— Begin Raw data —
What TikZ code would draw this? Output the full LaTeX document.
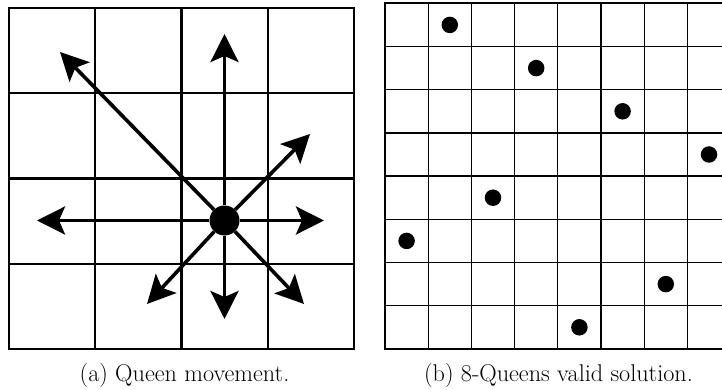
\documentclass[tikz,border=0pt]{standalone}
\usetikzlibrary{arrows.meta}
\begin{document}
\begin{tikzpicture}[x=1pt,y=-1pt,
  gridA/.style={line width=2.3pt},
  borderA/.style={line width=2.8pt},
  gridB/.style={line width=1.3pt},
  borderB/.style={line width=1.6pt},
  move/.style={line width=3.6pt, -{Stealth[length=28pt,width=28pt,inset=6pt]}},
  queenA/.style={circle, fill=black, minimum size=30pt, inner sep=0pt},
  queenB/.style={circle, fill=black, minimum size=16.5pt, inner sep=0pt},
  captext/.style={font=\fontsize{24.2}{29}\selectfont, anchor=base, inner sep=0pt}]
\useasboundingbox (0,0) rectangle (722,390);
\clip (0,0) rectangle (722,390);
% (a) 4x4 board
\foreach \i in {1,2,3} {
  \draw[gridA] (9+86.25*\i, 8) -- (9+86.25*\i, 349);
  \draw[gridA] (9, 8+85.25*\i) -- (354, 8+85.25*\i);
}
\draw[borderA] (9,8) rectangle (354,349);
\node[queenA] (q) at (224.5,220.5) {};
\coordinate (tU) at (224.5,34);
\coordinate (tD) at (224.5,319);
\coordinate (tL) at (37,220.5);
\coordinate (tR) at (324,220.5);
\coordinate (tNE) at (310,134);
\coordinate (tSE) at (304,304);
\coordinate (tSW) at (147,304);
\coordinate (tNW) at (60,52);
\foreach \t in {tU,tD,tL,tR,tNE,tSE,tSW,tNW}
  \draw[move] (q) -- (\t);
% (b) 8x8 board
\foreach \i in {1,...,7} {
  \draw[gridB] (385+43.2*\i, 3.3) -- (385+43.2*\i, 349);
  \draw[gridB] (385, 3.3+43.2*\i) -- (730.6, 3.3+43.2*\i);
}
\draw[borderB] (385,3.3) rectangle (730.6,349);
\foreach \r/\c in {1/2,2/4,3/6,4/8,5/3,6/1,7/7,8/5}
  \node[queenB] (b\r) at (385+43.2*\c-21.6, 3.3+43.2*\r-21.6) {};
% captions
\node[captext] (ca) at (184.5,381) {(a) Queen movement.};
\node[captext] (cb) at (558.5,381) {(b) 8-Queens valid solution.};
\end{tikzpicture}
\end{document}
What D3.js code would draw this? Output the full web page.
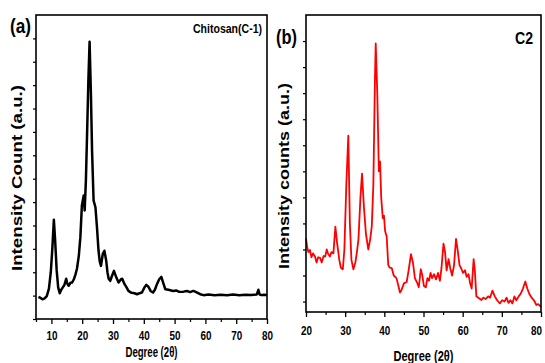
<!DOCTYPE html>
<html><head><meta charset="utf-8">
<script src="https://cdn.jsdelivr.net/npm/d3@7"></script>
<style>
body{margin:0;background:#fff;}
text{font-family:'Liberation Sans',Arial,sans-serif;font-weight:bold;}
</style></head>
<body><svg id="c" width="545" height="363"></svg>
<script>
// Panel (a) Chitosan(C-1)
const degA = [5.8,6.5,7.1,7.8,8.5,9.2,9.8,10.3,10.8,11.2,11.7,12.2,12.7,13.2,13.6,14.2,14.8,15.2,15.6,16.2,16.7,17.3,17.8,18.3,18.9,19.4,19.9,20.5,20.8,21.2,21.6,22.0,22.4,22.8,23.2,23.7,24.3,24.8,25.3,25.7,26.1,26.7,27.2,27.8,28.2,28.6,29.1,29.7,30.3,31.1,31.8,32.6,33.0,33.7,34.4,35.0,36.0,37.0,37.8,38.6,39.4,40.2,40.8,41.5,42.2,43.0,43.6,44.3,45.0,45.7,46.3,47.0,48.0,48.6,49.5,50.5,51.5,52.9,54,55,56.1,57,58.3,59.4,61,63,65,67,69,71,73,75,76.7,77.2,77.6,78.3,79,80];
const intA = [0.94,0.90,0.84,0.88,0.98,1.30,2.0,3.0,4.24,3.4,2.1,1.35,1.10,1.25,1.33,1.45,1.72,1.50,1.42,1.55,1.56,1.70,1.90,2.15,2.7,3.49,4.85,5.28,4.64,5.92,8.0,10.2,11.86,9.8,7.2,5.06,4.78,3.92,2.92,2.45,2.27,2.79,2.92,2.49,2.0,1.72,1.63,1.85,2.06,1.77,1.56,1.70,1.72,1.50,1.35,1.20,1.12,1.10,1.06,1.10,1.13,1.35,1.46,1.38,1.20,1.13,1.25,1.50,1.70,1.80,1.55,1.27,1.25,1.23,1.20,1.22,1.16,1.17,1.20,1.15,1.20,1.15,1.06,1.02,1.05,1.02,1.04,1.02,1.05,1.02,1.04,1.03,1.05,1.25,1.05,1.02,1.04,1.03];
// Panel (b) C2
const degB = [20,20.3,20.6,21,21.4,21.8,22.3,22.7,23.1,23.6,24,24.5,24.9,25.3,25.6,26.1,26.5,27,27.5,27.9,28.5,28.9,29.4,29.8,30.3,30.8,31.2,31.6,32.1,32.6,33.0,33.4,33.9,34.3,34.8,35.3,35.9,36.4,36.8,37.2,37.6,37.8,38.2,38.6,38.9,39.2,39.6,39.9,40.2,40.6,41.0,41.4,41.9,42.4,43.1,43.6,44.0,44.4,45.0,45.7,46.2,46.8,47.3,47.8,48.3,48.8,49.3,49.7,50.1,50.6,51.0,51.4,51.8,52.2,52.7,53.2,53.7,54.2,54.6,55.1,55.5,55.9,56.4,56.8,57.3,57.8,58.3,58.7,59.2,59.6,60.1,60.6,61.0,61.5,61.9,62.3,62.8,63.1,63.5,64.0,64.8,65.3,65.9,66.5,67.0,67.6,68.2,68.8,69.5,70.1,70.7,71.2,71.7,72.2,72.7,73.2,73.7,74.3,74.8,75.4,76.0,76.5,77.0,77.6,78.2,78.8,79.3,80];
const intB = [2.43,2.1,1.9,1.98,1.7,1.85,1.73,1.5,1.7,1.68,1.5,1.75,1.73,2.0,1.85,1.73,1.9,1.85,2.88,2.3,1.60,1.3,1.24,2.0,4.5,6.37,3.0,1.6,1.24,1.5,1.9,2.4,4.0,4.91,3.6,2.6,2.0,2.4,2.9,4.5,8.5,9.91,8.0,5.0,5.38,4.0,3.2,3.3,2.7,2.5,1.4,1.3,1.28,1.0,0.90,0.6,0.35,0.45,0.7,0.75,1.2,1.82,1.5,0.9,0.75,0.55,1.24,1.0,0.6,0.55,0.9,0.8,1.1,0.9,1.05,0.85,1.1,0.8,1.3,2.22,1.9,1.2,1.63,1.3,1.0,1.4,2.41,2.0,1.4,1.28,1.1,1.2,0.95,1.05,0.7,0.5,1.63,1.2,0.2,0.15,0.06,0.15,0.1,0.2,0.15,0.42,0.2,0.05,-0.07,0.05,0.0,0.15,-0.05,0.05,-0.07,0.2,0.05,0.2,0.3,0.5,0.77,0.5,0.3,0.15,0.05,-0.13,-0.1,-0.20];
const xTicksA = [10,20,30,40,50,60,70,80];
const xTicksB = [20,30,40,50,60,70,80];

const svg = d3.select('#c');

function panel(o){
  const g = svg.append('g');
  const x = d3.scaleLinear().domain(o.xd).range([o.l,o.r]);
  const y = d3.scaleLinear().domain(o.yd).range([o.b,o.t]);
  const line = d3.line().x((d,i)=>x(o.xs[i])).y(d=>y(d));
  g.append('path').datum(o.ys).attr('d',line).attr('fill','none')
    .attr('stroke',o.color).attr('stroke-width',o.sw).attr('stroke-linejoin','round');
  g.append('rect').attr('x',o.l).attr('y',o.t).attr('width',o.r-o.l).attr('height',o.b-o.t)
    .attr('fill','none').attr('stroke','#000').attr('stroke-width',1.6);
  const minor = d3.range(o.xd[0],o.xd[1]+0.01,5).filter(v=>v%10!==0);
  const xa = g.append('g').attr('transform',`translate(0,${o.b})`)
    .call(d3.axisBottom(x).tickValues(o.xt).tickSize(5).tickPadding(o.tp).tickFormat(d3.format('d')));
  xa.select('.domain').remove();
  xa.selectAll('line').attr('stroke-width',1.3);
  xa.selectAll('text').attr('font-size',12.5).attr('fill','#000')
    .attr('textLength',11).attr('lengthAdjust','spacingAndGlyphs')
    .attr('dx',d=>(o.shiftLast && d===o.xt[o.xt.length-1]) ? -5 : 0);
  g.append('g').attr('transform',`translate(0,${o.b})`)
    .call(d3.axisBottom(x).tickValues(minor).tickSize(3).tickFormat(''))
    .call(s=>{s.select('.domain').remove();s.selectAll('line').attr('stroke-width',1.2);});
  const ya = g.append('g').attr('transform',`translate(${o.l},0)`)
    .call(d3.axisLeft(y).tickValues(o.yt).tickSize(3).tickFormat(''));
  ya.select('.domain').remove();
  ya.selectAll('line').attr('stroke-width',1.2);
  g.append('text').attr('x',(o.l+o.r)/2).attr('y',o.xtY).attr('text-anchor','middle')
    .attr('font-size',15)
    .attr('textLength',o.xtW).attr('lengthAdjust','spacingAndGlyphs').text('Degree (2θ)');
  g.append('text').attr('transform',`translate(${o.ytX},${o.ytY}) rotate(-90)`)
    .attr('text-anchor','middle').attr('font-size',15)
    .attr('textLength',186).attr('lengthAdjust','spacingAndGlyphs').text(o.ytitle);
  g.append('text').attr('x',o.pX).attr('y',o.pY).attr('font-size',20)
    .attr('textLength',21).attr('lengthAdjust','spacingAndGlyphs').text(o.plabel);
  g.append('text').attr('x',o.nX).attr('y',o.nY).attr('text-anchor','end')
    .attr('font-size',o.nS).attr('textLength',o.nW).attr('lengthAdjust','spacingAndGlyphs').text(o.name);
}

panel({xd:[5,80],yd:[0,13],l:36,r:267,t:15,b:319,xs:degA,ys:intA,color:'#000',sw:2.5,tp:7,
  xt:xTicksA,yt:d3.range(0,13,1),xtY:357,xtW:52,ytX:22,ytY:178,ytitle:'Intensity Count (a.u.)',
  pX:10,pY:33,plabel:'(a)',nX:262,nY:33,nS:13.5,nW:69,name:'Chitosan(C-1)',shiftLast:false});
panel({xd:[20,80],yd:[-0.4,11],l:306,r:541,t:15,b:312,xs:degB,ys:intB,color:'#ff0000',sw:1.8,tp:9,
  xt:xTicksB,yt:d3.range(0,11,1),xtY:361,xtW:60,ytX:289,ytY:176,ytitle:'Intensity counts (a.u.)',
  pX:276,pY:44,plabel:'(b)',nX:533,nY:44,nS:16,nW:18,name:'C2',shiftLast:true});
</script></body></html>
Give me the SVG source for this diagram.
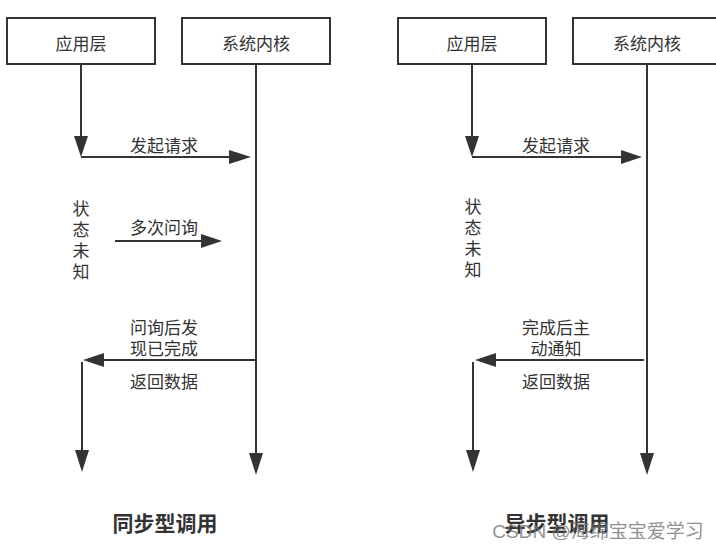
<svg xmlns="http://www.w3.org/2000/svg" width="716" height="549" viewBox="0 0 716 549">
<style>
.box{fill:#fff;stroke:#333;stroke-width:2}
.ln{stroke:#333;stroke-width:2;fill:none}
.hd{fill:#333}
text{font-family:"Noto Sans CJK SC","Liberation Sans",sans-serif;fill:#333;font-size:17px;text-anchor:middle;dominant-baseline:central}
.v{writing-mode:vertical-rl;letter-spacing:4px}
.t{font-size:21px;font-weight:bold}
.wm{fill:#777;font-size:19px;opacity:0.8;font-family:"Liberation Sans","Noto Sans CJK SC",sans-serif}
</style>
<rect width="716" height="549" fill="#fff"/>
<g id="app-left"><rect class="box" x="7" y="18" width="148" height="46"/><text x="81" y="42">应用层</text></g>
<g id="kernel-left"><rect class="box" x="182" y="18" width="148" height="46"/><text x="256" y="42">系统内核</text></g>
<g id="app-right"><rect class="box" x="398" y="18" width="148" height="46"/><text x="472" y="42">应用层</text></g>
<g id="kernel-right"><rect class="box" x="573" y="18" width="148" height="46"/><text x="647" y="42">系统内核</text></g>
<g id="connectors">
<path class="ln" d="M81 64V140"/><path class="hd" d="M74 136H88L81 157Z"/>
<path class="ln" d="M81 157H232"/><path class="hd" d="M229 150V164L251 157Z"/>
<path class="ln" d="M256 64V456"/><path class="hd" d="M249 453H263L256 475Z"/>
<path class="ln" d="M115 241H204"/><path class="hd" d="M201 234V248L222 241Z"/>
<path class="ln" d="M256 360H100"/><path class="hd" d="M104 353V367L83 360Z"/>
<path class="ln" d="M82 362V453"/><path class="hd" d="M75 450H89L82 472Z"/>
<path class="ln" d="M472 64V140"/><path class="hd" d="M465 136H479L472 157Z"/>
<path class="ln" d="M472 157H624"/><path class="hd" d="M621 150V164L642 157Z"/>
<path class="ln" d="M647 64V456"/><path class="hd" d="M640 453H654L647 475Z"/>
<path class="ln" d="M644 360H492"/><path class="hd" d="M496 353V367L475 360Z"/>
<path class="ln" d="M473 362V453"/><path class="hd" d="M466 450H480L473 472Z"/>
</g>
<g id="labels">
<text x="164" y="144">发起请求</text>
<text class="v" x="81" y="242">状态未知</text>
<text x="164" y="226">多次问询</text>
<text x="164" y="326">问询后发<tspan x="164" dy="21">现已完成</tspan></text>
<text x="164" y="380">返回数据</text>
<text class="t" x="165" y="522">同步型调用</text>
<text x="556" y="144">发起请求</text>
<text class="v" x="473" y="240">状态未知</text>
<text x="556" y="326">完成后主<tspan x="556" dy="21">动通知</tspan></text>
<text x="556" y="380">返回数据</text>
<text class="t" x="557" y="522">异步型调用</text>
<text class="wm" x="598" y="531">CSDN @海绵宝宝爱学习</text>
</g>
</svg>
— End Raw data —
§ Stated exercise
Of the lines in the material, how many contain the word "Output"? Reply with the number and nothing else.

§ Answer for this exercise
2